■ Exercise description:
Skip all pictures. Write out the data below from its first line through the line that contains "import * as".

··· Data excerpt ···

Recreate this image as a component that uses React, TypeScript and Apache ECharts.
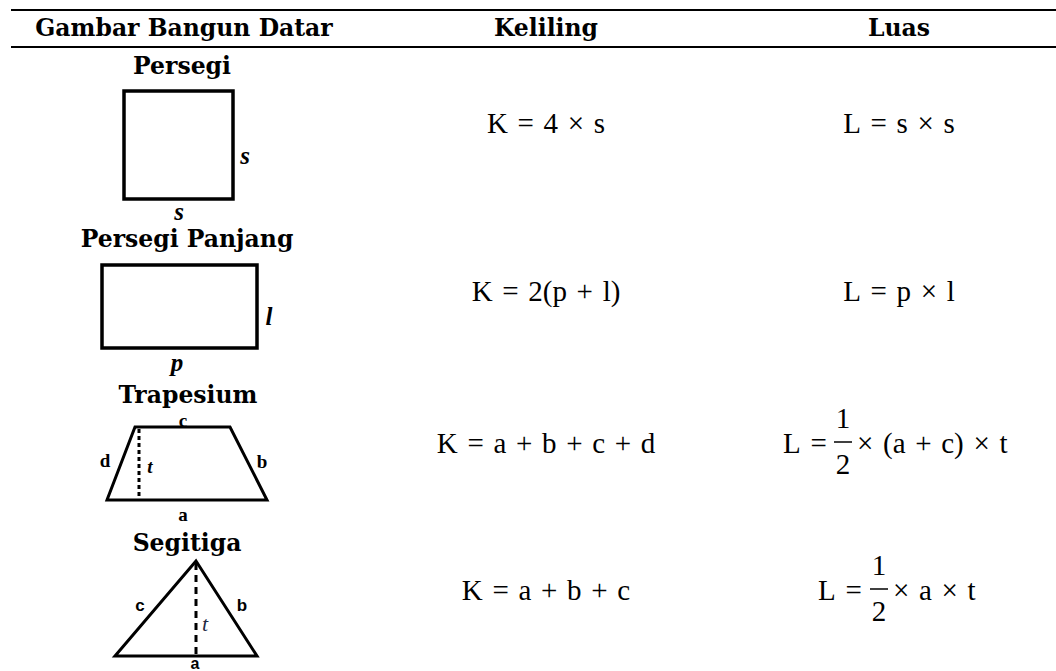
import React, { useEffect, useRef } from "react";
import * as echarts from "echarts";

const SP = "\u2004";
const headers = ["Gambar Bangun Datar", "Keliling", "Luas"];
const shapeNames = ["Persegi", "Persegi Panjang", "Trapesium", "Segitiga"];
const kelilingFormulas = ["K = 4 × s", "K = 2(p + l)", "K = a + b + c + d", "K = a + b + c"];
// Luas: [prefix, numerator, denominator, suffix] ; empty numerator = no fraction
const luasPrefix = ["L = s × s", "L = p × l", "L =", "L ="];
const luasNum = ["", "", "1", "1"];
const luasDen = ["", "", "2", "2"];
const luasSuffix = ["", "", "× (a + c) × t", "× a × t"];

const HEAD_FONT = "'DejaVu Serif', serif";
const MATH_FONT = "'Liberation Serif', serif";
const sp = (s: string) => s.split(" ").join(SP);

export default function App() {
  const ref = useRef<HTMLDivElement>(null);
  useEffect(() => {
    if (!ref.current) return;
    const chart = echarts.init(ref.current, null, { renderer: "svg" });
    const g: any[] = [];
    const txt = (text: string, x: number, y: number, o: any = {}) =>
      g.push({
        type: "text",
        x,
        y,
        style: {
          text,
          fill: o.fill || "#000",
          fontFamily: o.fontFamily || HEAD_FONT,
          fontSize: o.fontSize || 22,
          fontWeight: o.fontWeight || "normal",
          fontStyle: o.fontStyle || "normal",
          textAlign: o.align || "center",
          textVerticalAlign: "middle",
        },
      });
    const hline = (y: number) =>
      g.push({ type: "line", shape: { x1: 11, y1: y, x2: 1056, y2: y }, style: { stroke: "#000", lineWidth: 2.2 } });

    hline(10);
    hline(47);
    const colX = [184, 546, 899];
    headers.forEach((h, i) => txt(h, colX[i], 28, { fontWeight: "bold", fontSize: 23.5 }));

    const nameY = [66, 239, 395, 543];
    const nameX = [182, 187, 188, 187];
    shapeNames.forEach((n, i) => txt(n, nameX[i], nameY[i], { fontWeight: "bold", fontSize: 23.5 }));

    const rowY = [123, 291, 443, 590];
    kelilingFormulas.forEach((f, i) => txt(sp(f), colX[1], rowY[i], { fontFamily: MATH_FONT, fontSize: 29 }));

    const fracLeft = [0, 0, 783, 818];
    const fracX = [0, 0, 843, 879];
    luasPrefix.forEach((p, i) => {
      if (!luasNum[i]) {
        txt(sp(p), colX[2], rowY[i], { fontFamily: MATH_FONT, fontSize: 29 });
      } else {
        const y = rowY[i];
        txt(sp(p), fracLeft[i], y, { fontFamily: MATH_FONT, fontSize: 29, align: "left" });
        txt(luasNum[i], fracX[i], y - 25, { fontFamily: MATH_FONT, fontSize: 29 });
        txt(luasDen[i], fracX[i], y + 21, { fontFamily: MATH_FONT, fontSize: 29 });
        g.push({
          type: "line",
          shape: { x1: fracX[i] - 9, y1: y - 1, x2: fracX[i] + 9, y2: y - 1 },
          style: { stroke: "#000", lineWidth: 1.5 },
        });
        txt(sp(luasSuffix[i]), fracX[i] + 14, y, { fontFamily: MATH_FONT, fontSize: 29, align: "left" });
      }
    });

    const black = { stroke: "#000", fill: "none", lineWidth: 3.5 };
    const biLbl = { fontFamily: MATH_FONT, fontWeight: "bold", fontStyle: "italic", fontSize: 25 };
    // Persegi
    g.push({ type: "rect", shape: { x: 124, y: 91, width: 109, height: 108 }, style: black });
    txt("s", 245, 155, biLbl);
    txt("s", 179, 211, biLbl);
    // Persegi Panjang
    g.push({ type: "rect", shape: { x: 102, y: 265, width: 155, height: 83 }, style: black });
    txt("l", 269, 316, biLbl);
    txt("p", 177, 362, biLbl);
    // Trapesium
    g.push({
      type: "polygon",
      shape: { points: [[135, 427], [230, 427], [267, 500], [107, 500]] },
      style: { stroke: "#000", fill: "none", lineWidth: 3, lineJoin: "miter" },
    });
    g.push({
      type: "line",
      shape: { x1: 139, y1: 429, x2: 139, y2: 499 },
      style: { stroke: "#000", lineWidth: 3, lineDash: [4, 3] },
    });
    const trapLbl = { fontFamily: MATH_FONT, fontWeight: "bold", fontSize: 19 };
    txt("c", 183, 420, trapLbl);
    txt("d", 105, 460, trapLbl);
    txt("b", 262, 461, trapLbl);
    txt("a", 183, 514, trapLbl);
    txt("t", 150, 466, { fontFamily: MATH_FONT, fontWeight: "bold", fontStyle: "italic", fontSize: 19 });
    // Segitiga
    g.push({
      type: "polygon",
      shape: { points: [[196, 561], [257, 656], [115, 656]] },
      style: { stroke: "#000", fill: "none", lineWidth: 3, lineJoin: "miter" },
    });
    g.push({
      type: "line",
      shape: { x1: 196, y1: 563, x2: 196, y2: 656 },
      style: { stroke: "#000", lineWidth: 3, lineDash: [7, 5] },
    });
    const triLbl = { fontFamily: "'Liberation Sans', sans-serif", fontWeight: "bold", fontSize: 17 };
    txt("c", 140, 605, triLbl);
    txt("b", 242, 605, triLbl);
    txt("a", 195, 663, { ...triLbl, fontSize: 16 });
    txt("t", 205, 623, { fontFamily: MATH_FONT, fontStyle: "italic", fontSize: 22, fill: "#1f2a44" });

    chart.setOption({ animation: false, backgroundColor: "#fff", graphic: { elements: g } });
    return () => chart.dispose();
  }, []);
  return (
    <div
      ref={ref}
      style={{ position: "fixed", left: 0, top: 0, width: 1056, height: 671, background: "#fff" }}
    />
  );
}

···

■ Task response:
Recreate this image as a component that uses React, TypeScript and Apache ECharts.
import React, { useEffect, useRef } from "react";
import * as echarts from "echarts";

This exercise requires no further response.